I'm not sure how you would define "quality" in a way that isn't subjective or arbitrary. Anderegg discusses using citation rates as well as publication numbers as an estimator of credibility or importance. Much of the Discussion and Methods sections are devoted to explanations about how they sought to control for factors like self-citation, older researchers having more publications, and "the single paper effect" where a single important or contested paper is cited by many. They do actually try to control for these effects by averaging over the second to fourth most cited papers or the top four most cited papers and running separate analyses to see if their findings are truly robust. After that they describe their choices as such: "Publication and citation analyses are not perfect indicators of researcher credibility, but they have been widely used in the natural sciences for comparing research productivity, quality, and prominence. Furthermore, these methods tend to correlate highly with other estimates of research quality, expertise, and prominence. These standard publication and citation metrics are often used in many academic fields to inform decisions regarding hiring and tenure."
In the end, that research put a lot of thought into how they operationally define their measures and spend much of paper showing that those choices are statistically defensible. It's certainly unfair to pretend like they just plucked an arbitrary metric out of the air and started plugging in numbers.
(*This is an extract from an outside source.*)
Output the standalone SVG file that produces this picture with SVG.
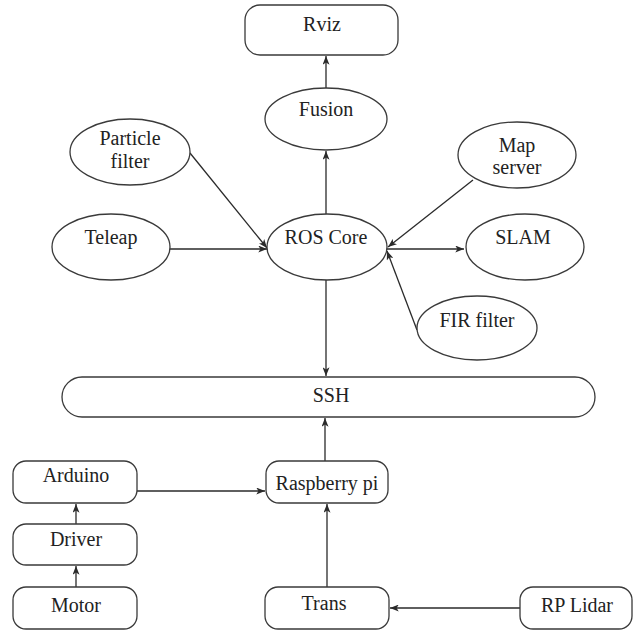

> Anyway, yeah, as I said, I'm done. Not because I am not interested, but because I don't have the time right now, and this is exhausting. You win. Cheers, and thanks for your time. > Perhaps I will get onto it some time, but I can't right now. I'm sure angry Anon N will be happy to hear that.
Well, I hope you find some answers that make you happy someday. I look at this and all the other statements by scientists and see a pretty clear consensus on ACC. Maybe someone could argue that some findings aren't as dire as they seem or that current research underplays non-anthropogenic factors, but I don't see a whole lot of researchers in the field claiming that man-made factors aren't even factors worth considering.